Monoclinic polymorph of 2,5-bis­[4-(di­methyl­amino)­styr­yl]-3,6-di­methyl­pyrazine

aUniversity Mainz, Duesbergweg 10-14, 55099 Mainz, Germany
*Correspondence e-mail: detert@uni-mainz.de

(Received 20 January 2011; accepted 18 February 2011; online 12 March 2011)

The title compound, C26H30N4, was prepared by condensation of tetra­methyl­pyrazine and dimethyl­amino­benzaldehyde and crystallizes from chloro­form/methanol in two different forms. Block-shaped crystals belong to the monoclinic crystal system and plates to the triclinic system. The two crystal forms differ in the arrangement of the centrosymmetric mol­ecules, which have nearly identical geometries. In the monoclinic crystals reported here, planar mol­ecules [maximum deviation = 0.062 (2) Å], with a transoid arrangement of the (E)-styryl units and completely planarized dimethylamino groups [sum of the C—N bond angles = 359.9 (2)°], form layers connected via H–π-stacking.
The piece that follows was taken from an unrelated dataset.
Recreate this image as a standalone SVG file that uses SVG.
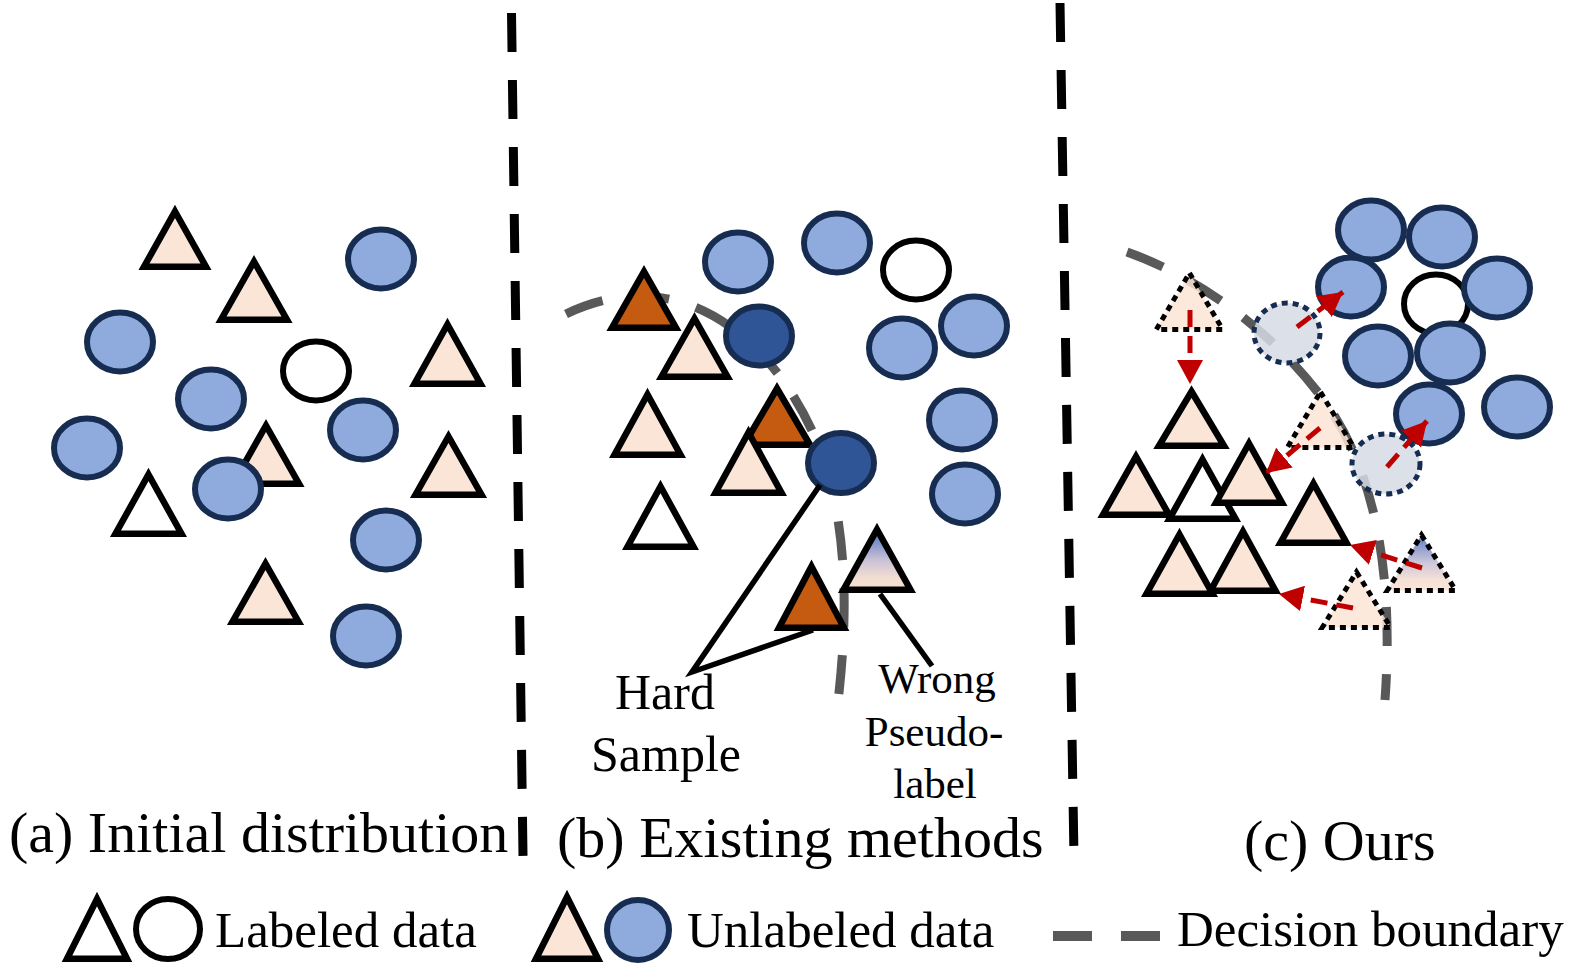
<svg xmlns="http://www.w3.org/2000/svg" width="1575" height="975" viewBox="0 0 1575 975">
<style>
.t{fill:#fbe5d6;stroke:#000;stroke-width:6.5;stroke-linejoin:miter}
.tw{fill:#fff;stroke:#000;stroke-width:6.5}
.to{fill:#c55a11;stroke:#000;stroke-width:6.5}
.tg{fill:url(#grad);stroke:#000;stroke-width:6.5}
.c{fill:#8faadc;stroke:#172c51;stroke-width:6}
.cw{fill:#fff;stroke:#000;stroke-width:6}
.cd{fill:#2f5597;stroke:#172c51;stroke-width:6}
.dt{fill:#fbe5d6;fill-opacity:0.85;stroke:#000;stroke-width:5;stroke-dasharray:6 5}
.dtg{fill:url(#grad);fill-opacity:0.9;stroke:#000;stroke-width:5;stroke-dasharray:6 5}
.dc{fill:#d6dce5;fill-opacity:0.85;stroke:#172c51;stroke-width:5;stroke-dasharray:6 5}
.db{fill:none;stroke:#595959;stroke-width:9;stroke-dasharray:39 28}
.vl{fill:none;stroke:#000;stroke-width:9;stroke-dasharray:39 28}
.ln{fill:none;stroke:#000;stroke-width:5.5}
.ar{fill:none;stroke:#c00000;stroke-width:5;stroke-dasharray:17 9;marker-end:url(#ah)}
text{font-family:"Liberation Serif","Times New Roman",serif;fill:#000}
.cap{font-size:58px}
.lab{font-size:50px}
.lg{font-size:51px}
.wp{font-size:43px}
</style>
<defs>
<linearGradient id="grad" x1="0" y1="0" x2="0" y2="1">
<stop offset="0" stop-color="#4a6fbf"/>
<stop offset="0.5" stop-color="#c8c0d6"/>
<stop offset="0.8" stop-color="#f3ddd1"/>
<stop offset="1" stop-color="#f8e2d4"/>
</linearGradient>
<marker id="ah" markerUnits="userSpaceOnUse" markerWidth="26" markerHeight="26" refX="24" refY="13" orient="auto">
<path d="M0,0 L24,13 L0,26 Z" fill="#c00000"/>
</marker>
</defs>

<g id="dividers">
<line class="vl" x1="511.5" y1="13" x2="523" y2="856"/>
<line class="vl" x1="1060" y1="3" x2="1074" y2="858"/>
</g>

<!-- Panel (a) -->
<g id="panel-a">
<path class="t" d="M175,211.5 L206,266.75 L144,266.75 Z"/>
<path class="t" d="M254,261.5 L287,319.75 L221,319.75 Z"/>
<path class="t" d="M447.5,324.5 L480.5,383.75 L414.5,383.75 Z"/>
<path class="t" d="M448.5,436.5 L481.5,494.75 L415.5,494.75 Z"/>
<path class="t" d="M266,425.5 L299,483.75 L233,483.75 Z"/>
<path class="tw" d="M148.5,474.5 L181.5,533.75 L115.5,533.75 Z"/>
<path class="t" d="M265.5,563.5 L298.5,621.75 L232.5,621.75 Z"/>
<ellipse class="c" cx="381" cy="259" rx="33" ry="29.5"/>
<ellipse class="c" cx="120" cy="342" rx="33" ry="29.5"/>
<ellipse class="c" cx="211" cy="399" rx="33" ry="29.5"/>
<ellipse class="cw" cx="316" cy="371" rx="33" ry="29.5"/>
<ellipse class="c" cx="87" cy="448" rx="33" ry="29.5"/>
<ellipse class="c" cx="363" cy="430" rx="33" ry="29.5"/>
<ellipse class="c" cx="228" cy="489" rx="33" ry="29.5"/>
<ellipse class="c" cx="386" cy="540" rx="33" ry="29.5"/>
<ellipse class="c" cx="366" cy="636" rx="33" ry="29.5"/>
</g>
<text class="cap" x="9" y="852">(a) Initial distribution</text>

<!-- Panel (b) -->
<g id="connectors-b">
<path class="db" d="M566,314 C700,250 800,370 830,480 C850,560 845,640 838,702"/>
</g>
<g id="panel-b">
<ellipse class="c" cx="738" cy="262" rx="33" ry="29.5"/>
<ellipse class="c" cx="837" cy="243" rx="33" ry="29.5"/>
<ellipse class="cw" cx="916" cy="270" rx="33" ry="29.5"/>
<ellipse class="c" cx="974" cy="326" rx="33" ry="29.5"/>
<ellipse class="c" cx="902" cy="348" rx="33" ry="29.5"/>
<ellipse class="c" cx="962" cy="420" rx="33" ry="29.5"/>
<ellipse class="c" cx="965" cy="494" rx="33" ry="29.5"/>
<path class="to" d="M644,271.5 L676,327.75 L612,327.75 Z"/>
<path class="t" d="M694.5,318.5 L727.5,376.75 L661.5,376.75 Z"/>
<ellipse class="cd" cx="759" cy="336" rx="33" ry="29.5"/>
<path class="t" d="M647.5,394.5 L680.5,454.75 L614.5,454.75 Z"/>
<path class="to" d="M777,388.5 L810,444.75 L744,444.75 Z"/>
<path class="t" d="M748.5,432.5 L781.5,492.75 L715.5,492.75 Z"/>
<ellipse class="cd" cx="841" cy="463" rx="33" ry="30"/>
<path class="tw" d="M660.5,486.5 L693.5,546.75 L627.5,546.75 Z"/>
<path class="to" d="M811.5,566.5 L844,627.75 L779,627.75 Z"/>
<path class="tg" d="M877,529.5 L910.5,589.75 L843.5,589.75 Z"/>
<polyline class="ln" points="820,485 692,672 813,630"/>
<line class="ln" x1="880" y1="594" x2="932" y2="666"/>
</g>
<text class="lab" x="665" y="709" text-anchor="middle">Hard</text>
<text class="lab" x="666" y="771" text-anchor="middle">Sample</text>
<text class="wp" x="937" y="693" text-anchor="middle">Wrong</text>
<text class="wp" x="934" y="746" text-anchor="middle">Pseudo-</text>
<text class="wp" x="935" y="798" text-anchor="middle">label</text>
<text class="cap" x="557" y="857">(b) Existing methods</text>

<!-- Panel (c) -->
<g id="connectors-c-boundary">
<path class="db" d="M1127,252 C1200,278 1270,330 1320,395 C1370,460 1395,560 1385,700"/>
</g>
<g id="panel-c">
<ellipse class="c" cx="1371" cy="230" rx="33" ry="29.5"/>
<ellipse class="c" cx="1442" cy="237" rx="33" ry="29.5"/>
<ellipse class="cw" cx="1436" cy="304" rx="32" ry="29.5"/>
<ellipse class="c" cx="1351" cy="287" rx="33" ry="29.5"/>
<ellipse class="c" cx="1497" cy="288" rx="33" ry="29.5"/>
<ellipse class="c" cx="1378" cy="356" rx="33" ry="29.5"/>
<ellipse class="c" cx="1450" cy="353" rx="33" ry="29.5"/>
<ellipse class="c" cx="1429" cy="414" rx="33" ry="29.5"/>
<ellipse class="c" cx="1517" cy="407" rx="33" ry="29.5"/>
<path class="t" d="M1191.5,391.5 L1224,445.75 L1159,445.75 Z"/>
<path class="t" d="M1136,456.5 L1169,514.75 L1103,514.75 Z"/>
<path class="tw" d="M1202.5,459.5 L1235.5,518.75 L1169.5,518.75 Z"/>
<path class="t" d="M1249,443.5 L1282,502.75 L1216,502.75 Z"/>
<path class="t" d="M1313.5,483.5 L1346.5,542.75 L1280.5,542.75 Z"/>
<path class="t" d="M1179.5,534.5 L1212.5,593.75 L1146.5,593.75 Z"/>
<path class="t" d="M1243,531.5 L1275.5,590.75 L1210.5,590.75 Z"/>
<path class="dt" d="M1189.5,273 L1222.7,329.5 L1156.3,329.5 Z"/>
<path class="dt" d="M1320.5,392 L1353.7,447.5 L1287.3,447.5 Z"/>
<path class="dtg" d="M1421.5,535 L1455.7,590.5 L1387.3,590.5 Z"/>
<path class="dt" d="M1356.5,572 L1390.7,627.5 L1322.3,627.5 Z"/>
<ellipse class="dc" cx="1287" cy="333" rx="33" ry="30"/>
<ellipse class="dc" cx="1386" cy="464" rx="34" ry="30"/>
</g>
<g id="connectors-c">
<line class="ar" x1="1190" y1="310" x2="1190" y2="384"/>
<line class="ar" x1="1297" y1="327" x2="1343" y2="292"/>
<line class="ar" x1="1320" y1="428" x2="1266" y2="473"/>
<line class="ar" x1="1387" y1="467" x2="1427" y2="421"/>
<line class="ar" x1="1422" y1="568" x2="1350" y2="545"/>
<line class="ar" x1="1353" y1="608" x2="1279" y2="594"/>
</g>
<text class="cap" x="1244" y="860">(c) Ours</text>

<!-- Legend -->
<g id="legend-labeled">
<path class="tw" d="M97,899 L127,958.75 L67,958.75 Z"/>
<ellipse class="cw" cx="168" cy="929" rx="32" ry="30"/>
<text class="lg" x="215" y="947">Labeled data</text>
</g>
<g id="legend-unlabeled">
<path class="t" d="M567,897 L598,958.75 L536,958.75 Z"/>
<ellipse class="c" cx="638" cy="930" rx="31" ry="30"/>
<text class="lg" x="687" y="947">Unlabeled data</text>
</g>
<g id="legend-boundary">
<line x1="1053" y1="936" x2="1160" y2="936" stroke="#595959" stroke-width="10" stroke-dasharray="39 29"/>
<text class="lg" x="1177" y="946">Decision boundary</text>
</g>
</svg>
The dihedral angle between the central and pendant rings is 1.30 (8)°. The triclinic polymorph contains two half molecules, both completed by crystallographic inversion symmetry.

Related literature

The title compound was synthesized as a fundamental chromophore in a larger project focusing on solvatochromic and acidochromic dyes for sensing applications via one and two-photon excited fluorescence, see: Nemkovich et al. (2010[Nemkovich, N. A., Detert, H. & Schmitt, V. (2010). Chem. Phys. 378, 37-41.]); Schmitt et al. (2008[Schmitt, V., Glang, S., Preis, J. & Detert, H. (2008). Adv. Sci. Technol. 55, 36-41.]); Detert & Schmitt (2006[Detert, H. & Schmitt, V. (2006). J. Phys. Org. Chem. 19, 603-607.]); Strehmel et al. (2003[Strehmel, B., Sarker, A. M. & Detert, H. (2003). ChemPhysChem, 4, 249-259.]). Starting with 2,5-dimethyl­pyrazine, linear distyryl­pyrazines had been prepared by acid-catalyzed condensations with benzaldehyde (Takahashi & Satake, 1952[Takahashi, T. & Satake, K. (1952). Yakugaku Zasshi, 8, 1188-1192 CAN 47:44597.]) as well as via Siegrist reaction with the anils of alk­oxy­benzaldehydes (Zerban, 1991[Zerban, G. (1991). PhD thesis, University of Mainz, Germany.]). Crystal data for the triclinic form have been deposited (CCDC 807782).

[Scheme 1]

Experimental

Crystal data
  • C26H30N4

  • Mr = 398.54

  • Monoclinic, P 21 /c

  • a = 6.0635 (5) Å

  • b = 15.5187 (13) Å

  • c = 12.8009 (12) Å

  • β = 113.449 (6)°

  • V = 1105.06 (17) Å3

  • Z = 2

  • Mo Kα radiation

  • μ = 0.07 mm−1

  • T = 193 K

  • 0.49 × 0.45 × 0.27 mm

Data collection
  • Bruker SMART CCD diffractometer

  • 13517 measured reflections

  • 2637 independent reflections

  • 1711 reflections with I > 2σ(I)

  • Rint = 0.057

Refinement
  • R[F2 > 2σ(F2)] = 0.056

  • wR(F2) = 0.170

  • S = 1.02

  • 2637 reflections

  • 139 parameters

  • H-atom parameters constrained

  • Δρmax = 0.27 e Å−3

  • Δρmin = −0.22 e Å−3

Data collection: SMART (Bruker, 2006[Bruker (2006). APEX2 and SAINT. Bruker AXS Inc., Madison, Wisconsin, USA.]); cell refinement: SAINT (Bruker, 2006[Bruker (2006). APEX2 and SAINT. Bruker AXS Inc., Madison, Wisconsin, USA.]); data reduction: SAINT; program(s) used to solve structure: SIR97 (Altomare et al., 1999[Altomare, A., Burla, M. C., Camalli, M., Cascarano, G. L., Giacovazzo, C., Guagliardi, A., Moliterni, A. G. G., Polidori, G. & Spagna, R. (1999). J. Appl. Cryst. 32, 115-119.]); program(s) used to refine structure: SHELXL97 (Sheldrick, 2008[Sheldrick, G. M. (2008). Acta Cryst. A64, 112-122.]); molecular graphics: PLATON (Spek, 2009[Spek, A. L. (2009). Acta Cryst. D65, 148-155.]); software used to prepare material for publication: PLATON.

Supporting information


Comment top

The title compound (Fig1.) is formed via base-catalyzed condensation of p-dimethylaminobenzaldehyde and tetramethylpyrazine. Monoclinic and triclinic crystals are obtained by crystallization from chloroform/methanol.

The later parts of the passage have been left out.